-- Begin Material --

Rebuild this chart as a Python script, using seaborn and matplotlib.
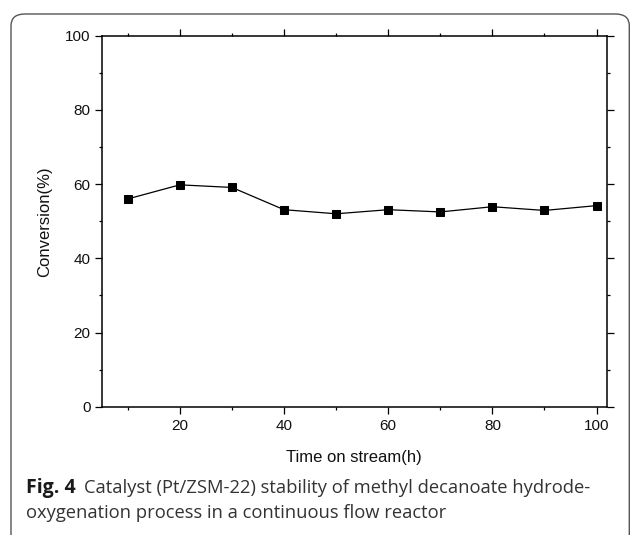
## Catalyst stability: conversion vs time on stream.
import numpy as np
import pandas as pd
import matplotlib
matplotlib.use("Agg")
import matplotlib.pyplot as plt
import seaborn as sns
from matplotlib.patches import FancyBboxPatch
from matplotlib.ticker import MultipleLocator

# Data.
time_h = [10, 20, 30, 40, 50, 60, 70, 80, 90, 100]
conversion = [56.0, 59.8, 59.1, 53.1, 52.0, 53.1, 52.5, 53.9, 52.9, 54.2]
x_label = "Time on stream(h)"
y_label = "Conversion(%)"
caption_bold = "Fig. 4"
caption_line1 = "Catalyst (Pt/ZSM-22) stability of methyl decanoate hydrode-"
caption_line2 = "oxygenation process in a continuous flow reactor"

sns.set_style("ticks")
plt.rcParams['font.family'] = ['Liberation Sans', 'DejaVu Sans']

W, H = 630, 535
fig = plt.figure(figsize=(W / 100, H / 100), dpi=100)

def px(x0, y0, x1, y1):
    """Pixel box (top-left origin) to figure fraction rect."""
    return [x0 / W, 1 - y1 / H, (x1 - x0) / W, (y1 - y0) / H]

ax = fig.add_axes(px(101.7, 35.7, 607, 406.7))

df = pd.DataFrame({x_label: time_h, y_label: conversion})
sns.lineplot(data=df, x=x_label, y=y_label, ax=ax, color='black', linewidth=0.9,
             marker='s', markersize=5.2, markeredgecolor='black', markerfacecolor='black')

ax.set_xlim(5, 102)
ax.set_ylim(0, 100)
ax.xaxis.set_major_locator(MultipleLocator(20))
ax.xaxis.set_minor_locator(MultipleLocator(10))
ax.yaxis.set_major_locator(MultipleLocator(20))
ax.yaxis.set_minor_locator(MultipleLocator(10))
ax.tick_params(which='both', direction='out', top=True, right=True, labeltop=False,
               labelright=False, width=0.9, color='black', labelsize=11, labelcolor='#111111')
ax.tick_params(which='major', length=5)
ax.tick_params(which='minor', length=2.5)
ax.tick_params(axis='x', which='major', pad=4)
ax.tick_params(axis='y', which='major', pad=3)
for s in ax.spines.values():
    s.set_linewidth(1.1)
    s.set_color('black')
ax.set_xlabel(x_label, fontsize=12, labelpad=12, color='#111111')
ax.set_ylabel(y_label, fontsize=12, labelpad=9, color='#111111')

# Caption.
cap_font = ['Open Sans', 'DejaVu Sans']
fig.text(26 / W, 1 - 488 / H, caption_bold, fontsize=14, fontweight='bold',
         family=cap_font, va='center', ha='left', color='#1a1a1a')
fig.text(84 / W, 1 - 488 / H, caption_line1, fontsize=13.2, family=cap_font,
         va='center', ha='left', color='#333333')
fig.text(26 / W, 1 - 513 / H, caption_line2, fontsize=13.2, family=cap_font,
         va='center', ha='left', color='#333333')

# Rounded frame around the figure panel.
frame = FancyBboxPatch((11 / W, -0.2), (629.3 - 11) / W, 1 - 14 / H + 0.2,
                       boxstyle="round,pad=0,rounding_size=0.022",
                       transform=fig.transFigure, fill=False,
                       edgecolor='#555555', linewidth=1.0, clip_on=False)
fig.patches.append(frame)

fig.savefig('out.png', dpi=100)
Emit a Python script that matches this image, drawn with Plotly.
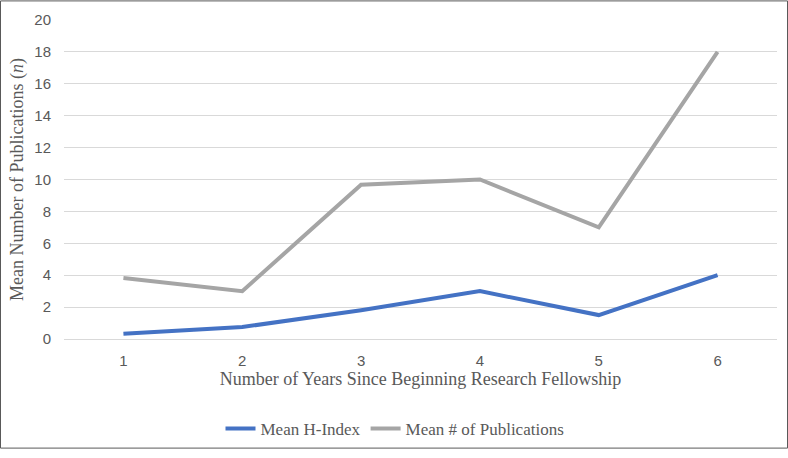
import plotly.graph_objects as go

years = [1, 2, 3, 4, 5, 6]
h_index = [0.33, 0.75, 1.8, 3.0, 1.5, 4.0]
publications = [3.83, 3.0, 9.67, 10.0, 7.0, 18.0]
y_ticks = [0, 2, 4, 6, 8, 10, 12, 14, 16, 18, 20]

W, H = 788, 458
L, R, T, B = 64, 11, 20, 112
pw, ph = W - L - R, H - T - B

fig = go.Figure()
fig.add_trace(go.Scatter(x=years, y=h_index, mode="lines", name="Mean H-Index",
                         line=dict(color="#4472C4", width=4)))
fig.add_trace(go.Scatter(x=years, y=publications, mode="lines", name="Mean # of Publications",
                         line=dict(color="#A5A5A5", width=4)))

fig.update_layout(
    width=W, height=H,
    margin=dict(l=L, r=R, t=T, b=B),
    paper_bgcolor="white", plot_bgcolor="white",
    font=dict(family="Liberation Serif", color="#595959"),
    xaxis=dict(range=[0.5, 6.5], tickvals=years, showgrid=False, zeroline=False,
               showline=False, ticks="", ticklabelstandoff=11,
               tickfont=dict(family="Liberation Sans", size=15, color="#595959"),
               title=dict(text="Number of Years Since Beginning Research Fellowship",
                          font=dict(family="Liberation Serif", size=18, color="#595959"),
                          standoff=0)),
    yaxis=dict(range=[0, 20], tickvals=y_ticks, showgrid=True, gridcolor="#D9D9D9",
               gridwidth=1, zeroline=True, zerolinecolor="#D9D9D9", zerolinewidth=1,
               showline=False, ticks="", ticklabelstandoff=12,
               tickfont=dict(family="Liberation Sans", size=15, color="#595959"),
               title=dict(text="Mean Number of Publications (<i>n</i>)",
                          font=dict(family="Liberation Serif", size=18, color="#595959"),
                          standoff=6)),
    legend=dict(orientation="h", x=(395 - L) / pw, xanchor="center",
                y=-(438 - (T + ph)) / ph, yanchor="middle",
                font=dict(family="Liberation Serif", size=17, color="#595959")),
    showlegend=True,
)

fig.add_shape(type="rect", xref="paper", yref="paper",
              x0=(0.5 - L) / pw, x1=(W - 0.5 - L) / pw,
              y0=-(H - 0.5 - (T + ph)) / ph, y1=1 + (T - 0.5) / ph,
              line=dict(color="#595959", width=1), fillcolor="rgba(0,0,0,0)", layer="above")

fig.write_html("out.html")
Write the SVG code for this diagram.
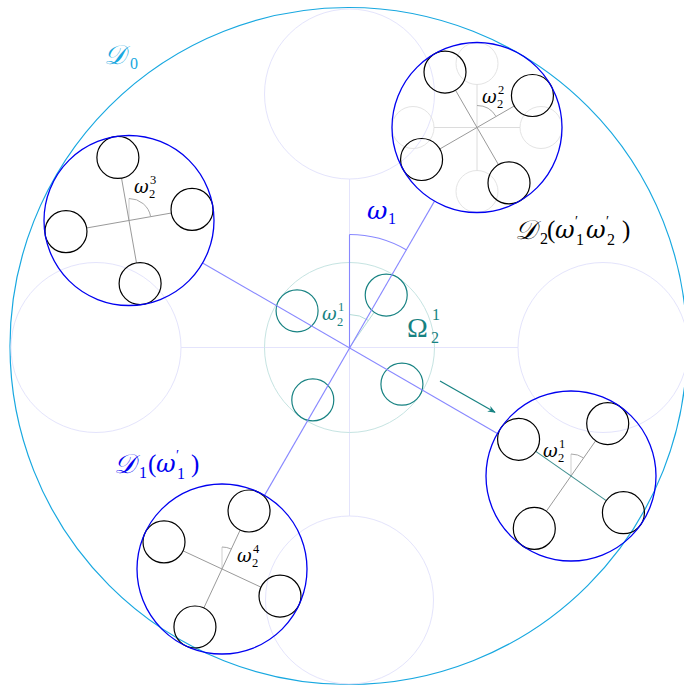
<svg xmlns="http://www.w3.org/2000/svg" width="684" height="688" viewBox="0 0 684 688">
  <style>
    .outer { fill: none; stroke: #18a8e0; stroke-width: 1.2; }
    .ghost { fill: none; stroke: #e4e4fc; stroke-width: 1; }
    .core { fill: none; stroke: #c6e4e2; stroke-width: 1; }
    .disk { fill: none; stroke: #0000f0; stroke-width: 1.3; }
    .ball { fill: none; stroke: #000; stroke-width: 1.2; }
    .tball { fill: none; stroke: #178282; stroke-width: 1.2; }
    .faint { fill: none; stroke: #e4e4e4; stroke-width: 1; }
    .faintln { stroke: #dcdcdc; stroke-width: 1; }
    .arm { stroke: #9a9a9a; stroke-width: 1; }
    .ref { stroke: #cfcfcf; stroke-width: 1; }
    .ang { fill: none; stroke: #a8a8a8; stroke-width: 1; }
    .tarm { stroke: #3f8f8f; stroke-width: 1.1; }
    .bline { stroke: #8888ff; stroke-width: 1.1; fill: none; }
    .lav { stroke: #e4e4fc; stroke-width: 1; }
    text { font-family: "Liberation Serif", "DejaVu Serif", serif; }
    .it { font-family: "DejaVu Serif", "Liberation Serif", serif; font-style: italic; }
    .cal { font-family: "DejaVu Serif", "Liberation Serif", serif; font-style: italic; }
  </style>
  <defs>
    <marker id="tealhead" viewBox="0 0 10 10" refX="9" refY="5" markerWidth="8" markerHeight="8" orient="auto" markerUnits="userSpaceOnUse">
      <path d="M0,1 L10,5 L0,9 L3,5 Z" fill="#178282"/>
    </marker>
  </defs>

  <rect width="684" height="688" fill="#fff"/>

  <!-- outer domain -->
  <g id="D0">
    <circle class="outer" cx="348.5" cy="346" r="338.5"/>
    <text x="104" y="64" font-size="27" fill="#18a8e0" class="cal">𝒟</text>
    <text x="130" y="69" font-size="16" fill="#18a8e0">0</text>
  </g>

  <!-- reference positions -->
  <g id="ghosts">
    <circle class="ghost" cx="349.5" cy="94" r="85"/>
    <circle class="ghost" cx="349.5" cy="600" r="84"/>
    <circle class="ghost" cx="96" cy="347.5" r="85"/>
    <circle class="ghost" cx="603" cy="347.5" r="85"/>
    <line class="lav" x1="181" y1="347.5" x2="518" y2="347.5"/>
    <line class="lav" x1="349.5" y1="179" x2="349.5" y2="516"/>
  </g>

  <!-- central configuration -->
  <g id="Omega21">
    <circle class="core" cx="349.5" cy="347.5" r="85"/>
    <line x1="349.5" y1="347.5" x2="374.16" y2="312.28" stroke="#b4dcd8" stroke-width="1"/>
    <path d="M349.5,314.5 A33,33 0 0 1 368.43,320.47" fill="none" stroke="#b4dcd8" stroke-width="1"/>
    <circle class="tball" cx="386.21" cy="295.07" r="21"/>
    <circle class="tball" cx="401.93" cy="384.21" r="21"/>
    <circle class="tball" cx="312.79" cy="399.93" r="21"/>
    <circle class="tball" cx="297.07" cy="310.79" r="21"/>
    <text x="322" y="320" font-size="18" fill="#178282" class="it">ω</text>
    <text x="338" y="311" font-size="12.5" fill="#178282">1</text>
    <text x="337" y="326" font-size="12.5" fill="#178282">2</text>
    <text x="407" y="337" font-size="28" fill="#178282">Ω</text>
    <text x="432" y="320" font-size="16" fill="#178282">1</text>
    <text x="431" y="343" font-size="16" fill="#178282">2</text>
  </g>

  <!-- connectors -->
  <g id="connectors">
    <line class="bline" x1="434.5" y1="201.1" x2="264.5" y2="495.4"/>
    <line class="bline" x1="202.6" y1="263" x2="497.4" y2="433.5"/>
    <line class="bline" x1="349.5" y1="347.5" x2="349.5" y2="234.5"/>
    <path class="bline" d="M349.5,234.5 A113,113 0 0 1 406.5,249.9"/>
    <text x="367" y="219" font-size="25" fill="#0000f0" class="it">ω</text>
    <text x="388" y="224" font-size="16" fill="#0000f0">1</text>
    <line x1="440" y1="381" x2="495" y2="412.3" stroke="#178282" stroke-width="1.2" marker-end="url(#tealhead)"/>
  </g>

  <!-- D2 (top right) -->
  <g id="D2">
    <circle class="faint" cx="477" cy="63.5" r="21"/>
    <circle class="faint" cx="541" cy="127.5" r="21"/>
    <circle class="faint" cx="477" cy="191.5" r="21"/>
    <circle class="faint" cx="413" cy="127.5" r="21"/>
    <line class="faintln" x1="434" y1="127.5" x2="520" y2="127.5"/>
    <line class="faintln" x1="477" y1="84.5" x2="477" y2="170.5"/>
    <line class="arm" x1="439.76" y1="149" x2="514.24" y2="106"/>
    <line class="arm" x1="455.5" y1="90.26" x2="498.5" y2="164.74"/>
    <path class="ang" d="M477,105.5 A22,22 0 0 1 496.05,116.5"/>
    <circle class="ball" cx="445" cy="72.07" r="21"/>
    <circle class="ball" cx="532.43" cy="95.5" r="21"/>
    <circle class="ball" cx="509" cy="182.93" r="21"/>
    <circle class="ball" cx="421.57" cy="159.5" r="21"/>
    <circle class="disk" cx="477" cy="127.5" r="85"/>
    <text x="482" y="103" font-size="18" class="it">ω</text>
    <text x="498" y="94" font-size="12.5">2</text>
    <text x="497" y="108" font-size="12.5">2</text>
    <text x="515" y="239" font-size="27" class="cal">𝒟</text>
    <text x="540" y="244" font-size="16">2</text>
    <text x="547" y="238" font-size="25">(</text>
    <text x="555" y="238" font-size="24" class="it">ω</text>
    <text x="575" y="226" font-size="14">′</text>
    <text x="576" y="245" font-size="16">1</text>
    <text x="586" y="238" font-size="24" class="it">ω</text>
    <text x="606" y="226" font-size="14">′</text>
    <text x="607" y="245" font-size="16">2</text>
    <text x="622" y="238" font-size="25">)</text>
  </g>

  <!-- D3 (top left) -->
  <g id="D3">
    <line class="ref" x1="129" y1="220.5" x2="129" y2="198.5"/>
    <line class="arm" x1="86.65" y1="227.97" x2="171.35" y2="213.03"/>
    <line class="arm" x1="121.53" y1="178.15" x2="136.47" y2="262.85"/>
    <path class="ang" d="M129,198.5 A22,22 0 0 1 150.67,216.68"/>
    <circle class="ball" cx="117.89" cy="157.47" r="21"/>
    <circle class="ball" cx="192.03" cy="209.39" r="21"/>
    <circle class="ball" cx="140.11" cy="283.53" r="21"/>
    <circle class="ball" cx="65.97" cy="231.61" r="21"/>
    <circle class="disk" cx="129" cy="220.5" r="85"/>
    <text x="134" y="193" font-size="18" class="it">ω</text>
    <text x="150" y="184" font-size="12.5">3</text>
    <text x="149" y="198" font-size="12.5">2</text>
  </g>

  <!-- D4 (bottom left) -->
  <g id="D4">
    <line class="ref" x1="222" y1="569" x2="222" y2="547"/>
    <line class="arm" x1="203.83" y1="607.97" x2="240.17" y2="530.03"/>
    <line class="arm" x1="183.03" y1="550.83" x2="260.97" y2="587.17"/>
    <path class="ang" d="M222,547 A22,22 0 0 1 231.3,549.06"/>
    <circle class="ball" cx="249.05" cy="511" r="21"/>
    <circle class="ball" cx="280" cy="596.05" r="21"/>
    <circle class="ball" cx="194.95" cy="627" r="21"/>
    <circle class="ball" cx="164" cy="541.95" r="21"/>
    <circle class="disk" cx="222" cy="569" r="85"/>
    <text x="237" y="562" font-size="18" class="it">ω</text>
    <text x="253" y="553" font-size="12.5">4</text>
    <text x="252" y="567" font-size="12.5">2</text>
  </g>

  <!-- D1 (bottom right) -->
  <g id="D1">
    <line class="ref" x1="571" y1="476" x2="571" y2="454"/>
    <line class="arm" x1="546.34" y1="511.22" x2="595.66" y2="440.78"/>
    <line class="tarm" x1="535.78" y1="451.34" x2="606.22" y2="500.66"/>
    <path class="ang" d="M571,454 A22,22 0 0 1 583.62,457.98"/>
    <circle class="ball" cx="607.71" cy="423.57" r="21"/>
    <circle class="ball" cx="623.43" cy="512.71" r="21"/>
    <circle class="ball" cx="534.29" cy="528.43" r="21"/>
    <circle class="ball" cx="518.57" cy="439.29" r="21"/>
    <circle class="disk" cx="571" cy="476" r="85"/>
    <text x="543" y="457" font-size="18" class="it">ω</text>
    <text x="559" y="448" font-size="12.5">1</text>
    <text x="558" y="462" font-size="12.5">2</text>
  </g>

  <!-- D1 label -->
  <g id="D1label" fill="#0000f0">
    <text x="114" y="473" font-size="27" class="cal">𝒟</text>
    <text x="139" y="478" font-size="16">1</text>
    <text x="148" y="472" font-size="25">(</text>
    <text x="156" y="472" font-size="24" class="it">ω</text>
    <text x="176" y="460" font-size="14">′</text>
    <text x="177" y="479" font-size="16">1</text>
    <text x="191" y="472" font-size="25">)</text>
  </g>
</svg>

-- End Material --

**The task**
From the line that has "Emit a Python" through the line that has "pw, ph = W - L - R, H - T - B", reproduce each line exactly as it stands and nothing else; do not include any pictures.

**Written response**
Emit a Python script that matches this image, drawn with Plotly.
import plotly.graph_objects as go

years = [1, 2, 3, 4, 5, 6]
h_index = [0.33, 0.75, 1.8, 3.0, 1.5, 4.0]
publications = [3.83, 3.0, 9.67, 10.0, 7.0, 18.0]
y_ticks = [0, 2, 4, 6, 8, 10, 12, 14, 16, 18, 20]

W, H = 788, 458
L, R, T, B = 64, 11, 20, 112
pw, ph = W - L - R, H - T - B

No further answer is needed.